The National Democratic Alliance (NDA) government also plans to tighten prudential lending norms of public sector lenders Power Finance Corp. Ltd (PFC) and Rural Electrification Corp. Ltd (REC) and bring them on a par with banks and financial institutions. This move aims to incentivize discoms to control their spiralling losses to retain their access to funds, given that these lending giants have $80 billion by assets and are the largest lenders to the power sector.

The power ministry has written to the corporate affairs ministry for tougher norms and regulations, possibly involving amendments to the Companies Act. This comes against the backdrop of discoms that collectively owe 73,246 crore to generation companies shying away from timely audits.

Many states do not pay discoms on time. Discoms, in turn, delay payments to developers, precipitating a crisis with ramifications across the economy, including in the struggling banking sector.

“We are coming up with a completely new paradigm. This situation has arisen also because of slackness on the part of the system. No bank or financial institution will finance loss-making discoms. They will say that these are poor credit risks. Here, our organizations such as PFC and REC have been extending loans to them. If PFC and REC had followed the same prudential norms that the banks follow, then the discoms would not have been able to access loans, even when they were making heavy losses," Singh said. “Then discoms and state governments would have been conscious enough to take steps to reduce and wipe out the losses," he said.

India’s average aggregate technical and commercial losses are at 21.4%, among the highest in the world. Discoms have so far been the weakest link in the electricity value chain.

“The prudential norms of PFC and REC are being revised to be on a par with prudential norms of banks, so that if you are making huge losses, then you will not be a good credit risk and you will not get financing. That is why we are saying that we will not close the tap but you have to draw up a plan to reduce the losses and with timelines. We have written about this to the states," Singh said.

These measures also come against the backdrop of India’s proposed distribution reform scheme, tentatively named Atal Distribution System Improvement Yojana, which aims to cut electricity losses to below 12%.

The 2.86 trillion scheme hopes to ensure uninterrupted power supply and may involve privatizing state-run discoms and multiple supply, network and distribution franchisees.

“You (discoms) are autonomous.
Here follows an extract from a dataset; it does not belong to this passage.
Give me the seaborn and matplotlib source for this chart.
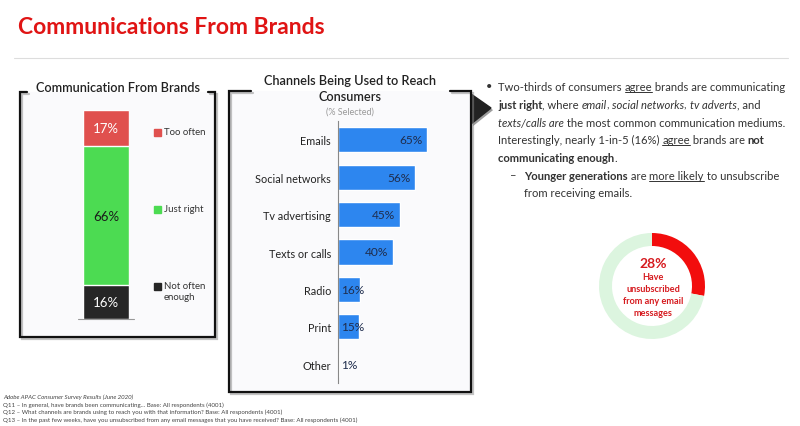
import matplotlib
matplotlib.use("Agg")
import matplotlib.pyplot as plt
import matplotlib.patheffects as pe
from matplotlib.patches import Rectangle, Polygon
import seaborn as sns
import pandas as pd

# survey values
freq_labels = ["Not often\nenough", "Just right", "Too often"]
freq_values = [16, 66, 17]
freq_colors = ["#262626", "#4cdb52", "#e0504e"]

channels = ["Emails", "Social networks", "Tv advertising", "Texts or calls", "Radio", "Print", "Other"]
channel_pct = [65, 56, 45, 40, 16, 15, 1]

unsub_pct = 28

W, H = 800, 427
RED = "#e01414"
TXT = "#333333"

sns.set_theme(style="white")
plt.rcParams["font.family"] = ["Lato", "DejaVu Sans"]

fig = plt.figure(figsize=(W / 100, H / 100), dpi=100)
fig.patch.set_facecolor("white")

# full-figure overlay in pixel units (y down)
ov = fig.add_axes([0, 0, 1, 1])
ov.set_xlim(0, W)
ov.set_ylim(H, 0)
ov.axis("off")


def px_axes(x0, y0, x1, y1):
    ax = fig.add_axes([x0 / W, 1 - y1 / H, (x1 - x0) / W, (y1 - y0) / H])
    ax.set_facecolor("none")
    return ax


def text_w(s, **kw):
    r = fig.canvas.get_renderer()
    t = ov.text(0, 0, "|" + s + "|", **kw)
    t2 = ov.text(0, 0, "||", **kw)
    w = t.get_window_extent(r).width - t2.get_window_extent(r).width
    t.remove()
    t2.remove()
    return w


def draw_runs(x, y, runs, size=8.1, color=TXT):
    for s, st in runs:
        kw = dict(fontsize=size, color=color,
                  fontweight="bold" if "b" in st else "normal",
                  fontstyle="italic" if "i" in st else "normal")
        ov.text(x, y, s, va="baseline", ha="left", **kw)
        w = text_w(s, **kw)
        if "u" in st:
            ov.plot([x, x + w], [y + 2, y + 2], color=color, lw=0.7)
        x += w


shadow = [pe.SimpleLineShadow(offset=(1.5, -1.5), shadow_color="#888888", alpha=0.5), pe.Normal()]

# page title + separator
ov.text(18, 27, "Communications From Brands", color=RED, fontsize=16.5, fontweight="bold", va="center")
ov.plot([14, 788], [59, 59], color="#dddddd", lw=0.8)

# panel frames
ov.add_patch(Rectangle((20, 93), 195, 245, color="#fafafc", zorder=0))
ov.plot([27, 20, 20, 215, 215, 208], [93, 93, 338, 338, 93, 93], color="#111111", lw=1.6,
        path_effects=shadow, solid_joinstyle="miter")
ov.add_patch(Rectangle((229, 92), 242, 301, color="#fafafc", zorder=0))
ov.plot([251, 229, 229, 471, 471, 450], [92, 92, 393, 393, 92, 92], color="#111111", lw=1.6,
        path_effects=shadow, solid_joinstyle="miter")
ov.add_patch(Polygon([(471, 95), (491, 109), (471, 125)], closed=True, color="#222222",
                     path_effects=[pe.SimplePatchShadow(offset=(1.5, -1.5), alpha=0.4), pe.Normal()]))

# left panel: stacked bar
ov.text(118, 88, "Communication From Brands", fontsize=9.2, fontweight="semibold", color="#222222",
        ha="center", va="center")
ax1 = px_axes(83, 111, 129, 320)
cum = pd.Series(freq_values).cumsum()
stack = pd.DataFrame({"grp": ["all"] * 3, "top": cum.values, "col": freq_colors})
for i in reversed(range(len(stack))):
    sns.barplot(data=stack.iloc[[i]], x="grp", y="top", color=stack["col"][i],
                width=1, saturation=1, ax=ax1)
ax1.set_xlim(-0.5, 0.5)
ax1.set_ylim(0, cum.iloc[-1])
ax1.axis("off")
lab_cols = ["white", "#1a1a1a", "white"]
for i, v in enumerate(freq_values):
    mid = cum[i] - v / 2
    ax1.text(0, mid, f"{v}%", ha="center", va="center", fontsize=9.5, color=lab_cols[i])
ov.plot([78, 134], [320, 320], color="#999999", lw=0.8)
leg_y = [287, 210, 133]
for lab, col, y in zip(freq_labels, freq_colors, leg_y):
    ov.add_patch(Rectangle((154, y - 3.5), 7, 7, color=col))
    two = "\n" in lab
    ov.text(164, y - 5 if two else y, lab, fontsize=6.9, color=TXT, va="top" if two else "center",
            linespacing=1.3)

# middle panel: channels
ov.text(350, 81, "Channels Being Used to Reach", fontsize=9.2, fontweight="semibold", color="#222222",
        ha="center", va="center")
ov.text(350, 97, "Consumers", fontsize=9.2, fontweight="semibold", color="#222222", ha="center", va="center")
ov.text(350, 112, "(% Selected)", fontsize=6.5, color="#999999", ha="center", va="center")
ax2 = px_axes(338, 122, 468, 384)
sns.barplot(x=channel_pct, y=channels, orient="h", color="#2d86ef", width=0.67, saturation=1, ax=ax2)
ax2.set_xlim(0, 130 / 1.37)
ax2.set_ylim(6.5, -0.5)
sns.despine(ax=ax2, top=True, right=True, bottom=True, left=False)
ax2.spines["left"].set_color("#888888")
ax2.spines["left"].set_linewidth(0.8)
ax2.set_xticks([])
ax2.set_xlabel("")
ax2.set_ylabel("")
ax2.tick_params(axis="y", length=0, pad=5, labelsize=7.8, labelcolor="#222222")
for i, v in enumerate(channel_pct):
    if v >= 30:
        ax2.text(v - 3, i, f"{v}%", ha="right", va="center", fontsize=8.6, color="#1f2d4d")
    else:
        ax2.text(2.5, i, f"{v}%", ha="left", va="center", fontsize=8.6, color="#1f2d4d")

# right text block
ov.text(489, 87, "•", fontsize=8, color=TXT, va="center", ha="center")
lines = [
    [("Two-thirds of consumers ", ""), ("agree", "u"), (" brands are communicating", "")],
    [("just right", "b"), (", where ", ""), ("email", "i"), (", ", ""), ("social networks", "i"),
     (", ", ""), ("tv adverts", "i"), (", and", "")],
    [("texts/calls are", "i"), (" the most common communication mediums.", "")],
    [("Interestingly, nearly 1-in-5 (16%) ", ""), ("agree", "u"), (" brands are ", ""), ("not", "b")],
    [("communicating enough", "b"), (".", "")],
]
for k, runs in enumerate(lines):
    draw_runs(498, 91 + k * 17.8, runs)
ov.text(513, 176, "–", fontsize=8.1, color=TXT, va="center", ha="center")
draw_runs(524, 180, [("Younger generations", "b"), (" are ", ""), ("more likely", "u"), (" to unsubscribe", "")])
draw_runs(524, 197.5, [("from receiving emails.", "")])

# donut
ax3 = px_axes(599, 234, 705, 340)
ax3.pie([unsub_pct, 100 - unsub_pct], colors=["#f20d0d", "#dcf5df"], startangle=90, counterclock=False,
        wedgeprops=dict(width=13 / 53, linewidth=0))
ax3.set_xlim(-1, 1)
ax3.set_ylim(-1, 1)
ov.text(653, 264, f"{unsub_pct}%", fontsize=10, fontweight="bold", color="#d61a1f", ha="center", va="center")
for y, s in zip([278, 290, 302, 314], ["Have", "unsubscribed", "from any email", "messages"]):
    ov.text(653, y, s, fontsize=6.6, fontweight="bold", color="#d61a1f", ha="center", va="center")

# footnotes
notes = [
    "Adobe APAC Consumer Survey Results (June 2020)",
    "Q11 – In general, have brands been communicating… Base: All respondents (4001)",
    "Q12 – What channels are brands using to reach you with that information? Base: All respondents (4001)",
    "Q13 – In the past few weeks, have you unsubscribed from any email messages that you have received? Base: All respondents (4001)",
]
for k, s in enumerate(notes):
    ov.text(3, 397 + k * 7.8, s, fontsize=4.4, color="#444444", va="center",
            fontstyle="italic" if k == 0 else "normal")

fig.savefig("out.png", dpi=100)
You can decide not to get your accounts audited at all but then we can’t lend to you. Then we also can’t give you any grant. We can’t throw good money after bad. Basically it is the choice of discoms about what they want," Singh said.

Experts welcomed the move. “Focus on getting timely audited accounts and acting on qualifications of the auditors will go a long way in streamlining discom operations as it has been a recurring issue. It will also assist discoms to leverage financial markets for its lending requirements," said Sambitosh Mohapatra, partner, power and utilities, at PwC India.